= K. V. Kandaswamy =

Indian politician

K. V. Kandaswamy or k.v.k (1926 – 5 December 2008) was an Indian politician and former Member of the Legislative Assembly of Tamil Nadu. He was elected to the Tamil Nadu legislative assembly as an Anna Dravida Munnetra Kazhagam candidate from Kinathukadavu constituency in 1977, 1980 and 1984 elections. He was widely considered to be the right hand of the CM, Dr M. G. Ramachandran and R.M.Veerappan and instrumental in building Kongu region as AIADMK stronghold. In the 1977 election he defeated the then DMK cabinet minister M. Kannappan. Kandaswamy was very popular among his people and lived without any caste difference. It was said that there were only two houses in Tamil Nadu which do not close, one being that of M. G. Ramachandran and the other being his own house where he lived alone till his death in 2008. He was a notorious and aggressive campaigner often defying the party lines and the CM, earning him the name "Negamam Napolean". This name was also used in the film Amaidhi Padai.

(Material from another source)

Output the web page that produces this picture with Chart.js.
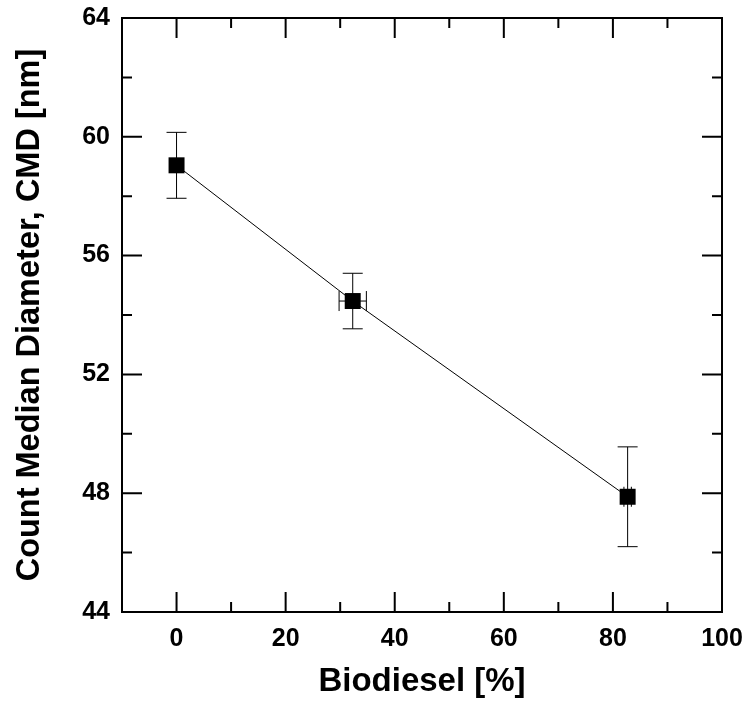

He spoke against M.G.R in the Legislative Assembly on his proposal to tax coconut trees in the state and threatened to commit suicide if such a tax was imposed. He was immediately suspended for speaking against his own party and later M.G.R personally promise to withdraw the proposal. He was the president of the Coimbatore wing of ADMK since its inception and was instrumental in making Coimbatore into an ADMK bastion through popular irrigation schemes and his personal charisma. After the death of M. G. Ramachandran, he supported his widowed wife V. N. Janaki in the 1989 election when the party had broken down into two factions. The party lost the election and later the factions were united under Jayalalithaa. He continued as the president of the Coimbatore wing of AIADMK, but his increasing popularity threatened the new party leadership which gradually sidelined him. He finally quit the AIADMK in 1996 and joined his parent party of DMK and contested the 2006 election for the first with the DMK ticket but was defeated. An industrial training institute in Periya Negamam is named after him.